25 April 2017

Mozambique: Unions Unhappy At New Minimum Wages

Maputo — The largest of Mozambique's two trade union federations, the OTM (Mozambican workers Organisation) has declared its dissatisfaction at the new minimum wages announced by the government last week.

The new wages resulted from negotiations in the Labour Consultative Council (CCT), the tripartite body between the government, the unions and the employers' associations. Although the OTM is the main representative of Mozambique workers in the CCT, it made no public statement during the negotiations.

Only now, in a statement issued in the run up to the traditional Mayday parade through the streets of Maputo, has the OTM General Secretary, Alexande Munguambe, made clear how unhappy the unions are about the new wages.
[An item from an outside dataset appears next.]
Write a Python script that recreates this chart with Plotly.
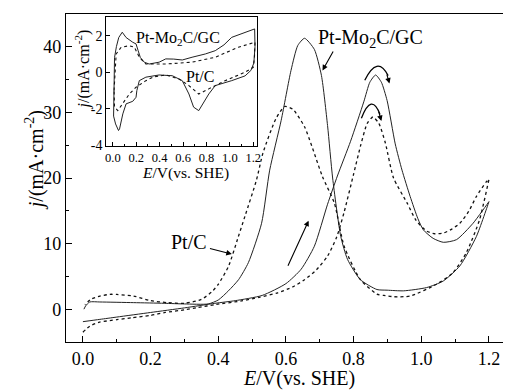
import plotly.graph_objects as go

# ---------------- data (main CV) ----------------
mo_fwd_E = [0.0, 0.05, 0.1, 0.2, 0.3, 0.39, 0.45, 0.53, 0.6, 0.645, 0.684, 0.723, 0.752, 0.791,
            0.83, 0.848, 0.865, 0.882, 0.899, 0.923, 0.943, 0.967, 0.99, 1.006, 1.035, 1.065,
            1.104, 1.153, 1.2]
mo_fwd_j = [-1.9, -1.55, -1.2, -0.5, 0.2, 0.9, 1.3, 2.1, 3.9, 6.1, 9.6, 16.0, 20.3, 25.6,
            31.6, 34.6, 35.7, 34.6, 31.8, 25.2, 21.2, 17.2, 13.8, 12.1, 10.8, 10.2,
            10.6, 13.1, 16.4]
mo_rev_E = [1.2, 1.163, 1.114, 1.065, 1.016, 0.948, 0.899, 0.869, 0.82, 0.782, 0.762, 0.738,
            0.723, 0.705, 0.684, 0.655, 0.635, 0.615, 0.586, 0.552, 0.528, 0.489, 0.46, 0.43,
            0.40, 0.37, 0.3, 0.24, 0.15, 0.05, 0.02, 0.008, 0.003]
mo_rev_j = [16.4, 11.1, 6.6, 4.3, 3.3, 2.8, 2.9, 3.0, 4.5, 7.6, 11.1, 20.0,
            28.0, 35.6, 39.6, 41.3, 40.2, 36.4, 28.8, 21.2, 13.1, 7.1, 4.5, 2.8,
            1.4, 0.8, 0.8, 0.9, 1.0, 1.1, 1.1, 0.5, 0.0]

pt_fwd_E = [0.0, 0.02, 0.047, 0.1, 0.145, 0.2, 0.243, 0.3, 0.34, 0.39, 0.469, 0.52, 0.576,
            0.62, 0.655, 0.69, 0.723, 0.75, 0.772, 0.8, 0.821, 0.84, 0.857, 0.875, 0.894,
            0.918, 0.958, 0.985, 1.016, 1.04, 1.065, 1.09, 1.114, 1.14, 1.163, 1.192, 1.2]
pt_fwd_j = [-3.5, -2.6, -2.0, -1.6, -1.3, -0.95, -0.5, -0.1, 0.26, 0.7, 1.26, 1.8, 2.5,
            3.4, 4.5, 6.0, 8.1, 11.0, 14.8, 20.6, 25.0, 28.3, 29.3, 28.3, 25.3,
            20.0, 16.2, 13.5, 11.9, 11.5, 11.6, 12.2, 13.1, 14.9, 17.2, 19.4, 19.8]
pt_rev_E = [1.2, 1.172, 1.133, 1.094, 1.045, 0.967, 0.92, 0.889, 0.869, 0.82, 0.772, 0.743,
            0.708, 0.655, 0.62, 0.596, 0.57, 0.532, 0.513, 0.479, 0.459, 0.43, 0.40, 0.38,
            0.35, 0.3, 0.25, 0.2, 0.15, 0.1, 0.08, 0.05, 0.023, 0.006]
pt_rev_j = [19.8, 13.6, 8.6, 5.6, 3.8, 2.0, 1.9, 2.1, 2.3, 4.5, 9.6, 16.2,
            20.2, 27.8, 30.5, 30.9, 29.0, 23.8, 19.7, 14.2, 11.0, 6.5, 3.8, 2.6,
            1.5, 0.9, 1.0, 1.3, 2.0, 2.25, 2.27, 2.0, 1.5, 0.7]

# ---------------- data (inset CV) ----------------
in_mo_E = [0.006, 0.014, 0.03, 0.05, 0.08, 0.113, 0.17, 0.198, 0.215, 0.235, 0.268, 0.31, 0.395,
           0.452, 0.52, 0.593, 0.677, 0.79, 0.875, 0.95, 1.016, 1.13, 1.212,
           1.215, 1.205, 1.18, 1.13, 1.016, 0.875, 0.82, 0.762, 0.734, 0.69, 0.65, 0.593,
           0.508, 0.395, 0.282, 0.226, 0.205, 0.198, 0.17, 0.113, 0.085, 0.057, 0.048,
           0.023, 0.006]
in_mo_j = [-2.4, 0.8, 1.4, 1.9, 2.19, 1.9, 1.64, 1.55, 1.2, 0.8, 0.55, 0.45, 0.55,
           0.73, 0.72, 0.67, 0.82, 1.0, 1.18, 1.5, 1.91, 2.19, 2.37,
           1.4, 0.5, 0.1, -0.2, -0.46, -0.73, -1.19, -1.82, -2.1, -1.91, -1.19, -0.46,
           -0.19, -0.15, -0.27, -0.46, -1.0, -1.37, -1.59, -1.73, -2.28, -3.1, -3.19,
           -2.83, -2.44]
in_pt_E = [0.01, 0.028, 0.071, 0.141, 0.184, 0.226, 0.282, 0.452, 0.677, 0.875, 1.073, 1.215,
           1.21, 1.2, 1.13, 0.96, 0.82, 0.734, 0.65, 0.565, 0.452, 0.35, 0.282, 0.198,
           0.141, 0.085, 0.042, 0.014, 0.01]
in_pt_j = [-1.0, 1.0, 1.37, 1.45, 1.37, 0.82, 0.45, 0.45, 0.55, 0.82, 1.37, 1.64,
           0.8, 0.27, 0.0, -0.46, -0.91, -1.19, -0.73, -0.37, -0.15, -0.25, -0.46, -0.82,
           -1.19, -1.73, -2.1, -1.9, -1.0]

main_xticks = [0.0, 0.2, 0.4, 0.6, 0.8, 1.0, 1.2]
main_yticks = [0, 10, 20, 30, 40]
inset_xticks = [0.0, 0.2, 0.4, 0.6, 0.8, 1.0, 1.2]
inset_yticks = [-4, -2, 0, 2]

FONT = "'Liberation Serif', 'Times New Roman', 'DejaVu Serif', serif"
SOLID = dict(color="#222", width=1, shape="spline", smoothing=0.6)
DOT = dict(color="#111", width=1.3, dash="dot", shape="spline", smoothing=0.6)

fig = go.Figure()
fig.add_trace(go.Scatter(x=mo_fwd_E + mo_rev_E, y=mo_fwd_j + mo_rev_j, mode="lines",
                         line=SOLID, xaxis="x", yaxis="y"))
fig.add_trace(go.Scatter(x=pt_fwd_E + pt_rev_E, y=pt_fwd_j + pt_rev_j, mode="lines",
                         line=DOT, xaxis="x", yaxis="y"))
fig.add_trace(go.Scatter(x=in_mo_E + in_mo_E[:1], y=in_mo_j + in_mo_j[:1], mode="lines",
                         line=dict(color="#222", width=1), xaxis="x2", yaxis="y2"))
fig.add_trace(go.Scatter(x=in_pt_E + in_pt_E[:1], y=in_pt_j + in_pt_j[:1], mode="lines",
                         line=dict(color="#111", width=1.1, dash="dot"), xaxis="x2", yaxis="y2"))

axcommon = dict(showline=True, linecolor="black", linewidth=1.2, ticks="inside",
                tickcolor="black", showgrid=False, zeroline=False)

fig.update_layout(
    width=507, height=390,
    margin=dict(l=66, r=0, t=14, b=48),
    paper_bgcolor="white", plot_bgcolor="white",
    showlegend=False,
    font=dict(family=FONT, color="black"),
    xaxis=dict(domain=[0, 1], range=[-0.05, 1.2415], tickvals=main_xticks,
               ticktext=[f"{v:.1f}" for v in main_xticks], ticklen=6, mirror=True,
               tickfont=dict(size=18, family=FONT),
               minor=dict(dtick=0.1, tick0=0, ticklen=3, ticks="inside", tickcolor="black"),
               **axcommon),
    yaxis=dict(domain=[0, 1], range=[-5, 45], tickvals=main_yticks, ticklen=6,
               tickfont=dict(size=18, family=FONT), mirror=False,
               minor=dict(dtick=5, tick0=0, ticklen=3, ticks="inside", tickcolor="black"),
               **axcommon),
    xaxis2=dict(domain=[0.0923, 0.4376], range=[-0.056, 1.234], anchor="y2",
                tickvals=inset_xticks, ticktext=[f"{v:.1f}" for v in inset_xticks],
                ticklen=4, mirror=True, tickfont=dict(size=12.5, family=FONT),
                minor=dict(dtick=0.1, tick0=0, ticklen=2, ticks="inside", tickcolor="black"),
                **axcommon),
    yaxis2=dict(domain=[0.5985, 0.9918], range=[-4.02, 3.04], anchor="x2",
                tickvals=inset_yticks, ticktext=[str(v) for v in inset_yticks],
                ticklen=4, mirror=True, tickfont=dict(size=14, family=FONT), **axcommon),
)

ann = []
# axis titles
ann.append(dict(xref="paper", yref="paper", x=0.534, y=-0.11, text="<i>E</i>/V(vs. SHE)",
                showarrow=False, font=dict(size=20, family=FONT), xanchor="center", yanchor="middle"))
ann.append(dict(xref="paper", yref="paper", x=-0.0703, y=0.555, text="<i>j</i>/(mA·cm<sup>-2</sup>)",
                showarrow=False, font=dict(size=20, family=FONT), textangle=-90,
                xanchor="center", yanchor="middle"))
ann.append(dict(xref="paper", yref="paper", x=0.274, y=0.514, text="<i>E</i>/V(vs. SHE)",
                showarrow=False, font=dict(size=15.5, family=FONT), xanchor="center", yanchor="middle"))
ann.append(dict(xref="paper", yref="paper", x=0.0374, y=0.832, text="<i>j</i>/(mA·cm<sup>-2</sup>)",
                showarrow=False, font=dict(size=16, family=FONT), textangle=-90,
                xanchor="center", yanchor="middle"))
# labels
ann.append(dict(xref="x", yref="y", x=0.85, y=41.3, text="Pt-Mo<sub>2</sub>C/GC",
                showarrow=False, font=dict(size=20, family=FONT), xanchor="center", yanchor="middle"))
ann.append(dict(xref="x", yref="y", x=0.314, y=10.3, text="Pt/C",
                showarrow=False, font=dict(size=20, family=FONT), xanchor="center", yanchor="middle"))
ann.append(dict(xref="x2", yref="y2", x=0.556, y=1.87, text="Pt-Mo<sub>2</sub>C/GC",
                showarrow=False, font=dict(size=16, family=FONT), xanchor="center", yanchor="middle"))
ann.append(dict(xref="x2", yref="y2", x=0.747, y=-0.26, text="Pt/C",
                showarrow=False, font=dict(size=16, family=FONT), xanchor="center", yanchor="middle"))
# arrows
arrow_style = dict(xref="x", yref="y", axref="x", ayref="y", text="", showarrow=True,
                   arrowhead=2, arrowsize=1, arrowwidth=1.1, arrowcolor="black", standoff=0)
ann.append(dict(x=0.708, y=36.4, ax=0.742, ay=39.5, **arrow_style))
ann.append(dict(x=0.44, y=8.4, ax=0.371, ay=9.3, **arrow_style))
ann.append(dict(x=0.667, y=13.5, ax=0.604, ay=6.4, **arrow_style))
ann.append(dict(x=0.906, y=34.4, ax=0.897, ay=36.0, **arrow_style))
ann.append(dict(x=0.882, y=28.7, ax=0.873, ay=30.3, **arrow_style))
fig.update_layout(annotations=ann)

fig.add_shape(type="path", xref="x", yref="y", path="M 0.833,34.9 Q 0.87,38.8 0.902,35.6",
              line=dict(color="black", width=1.3))
fig.add_shape(type="path", xref="x", yref="y", path="M 0.823,29.1 Q 0.853,33.1 0.878,29.7",
              line=dict(color="black", width=1.3))

fig.write_html("out.html")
“The cost of living has risen dramatically and purchasing power has fallen”, said Munguambe. “This has worsened poverty among those workers who depend on the minimum wage”.

He blamed the poor outcome of the CCT negotiations on the economic crisis in Mozambique which made the outcome of the negotiations “less than what would have been desirable”.

Low wages, high inflation and opportunism and bad faith in fixing consumer prices, he said, had made workers' lives “an incessant struggle for survival”. To make matters worse, many companies were now depriving their workers of job security, opting for short term contracts, although the tasks done by the workers affected are permanent.

Employment was becoming unstable and uncertain. “Often workers go to their workplace without knowing if they will still have a job tomorrow, or whether they will receive a note rescinding their contract”, said Munguambe.

He added that employers in many companies were not open to collective bargaining in their workplaces, and intimidated the most active trade unionists.

Nonetheless the OTM urged all unions to prioritise negotiations on wages and working conditions in each workplace, so that minimum wages at workplace level will be set at a level higher than the statutory minimum decreed by the government.

Munguambe also called on all workers to join the Mayday marches “to say no to the unsustainable cost of living, and no to precarious employment without rights”.

The new increase in the minimum wages range from 5.5 to 21 per cent, depending on sector. The lowest of the new minimum wages is 3,642 meticais (about 56 US dollars) a month for agricultural workers. The highest, for workers in financial services, is 10,400 meticais a month.

At first sight, the government appeared to have been generous with its own workers with a rise of 21 per cent in the public sector. However, that rise is only for those on the minimum state wage, which rises from 3,278 to 3,996 meticais a month. 45,000 state workers, just 13 per cent of the total are on the minimum wage.

Everyone else on the state payroll will receive only an extra 500 meticais (less than eight US dollars) a month. In real terms this is a substantial wage cut, and the government risks losing some of the state's most skilled workers, who may seek work in the private sector.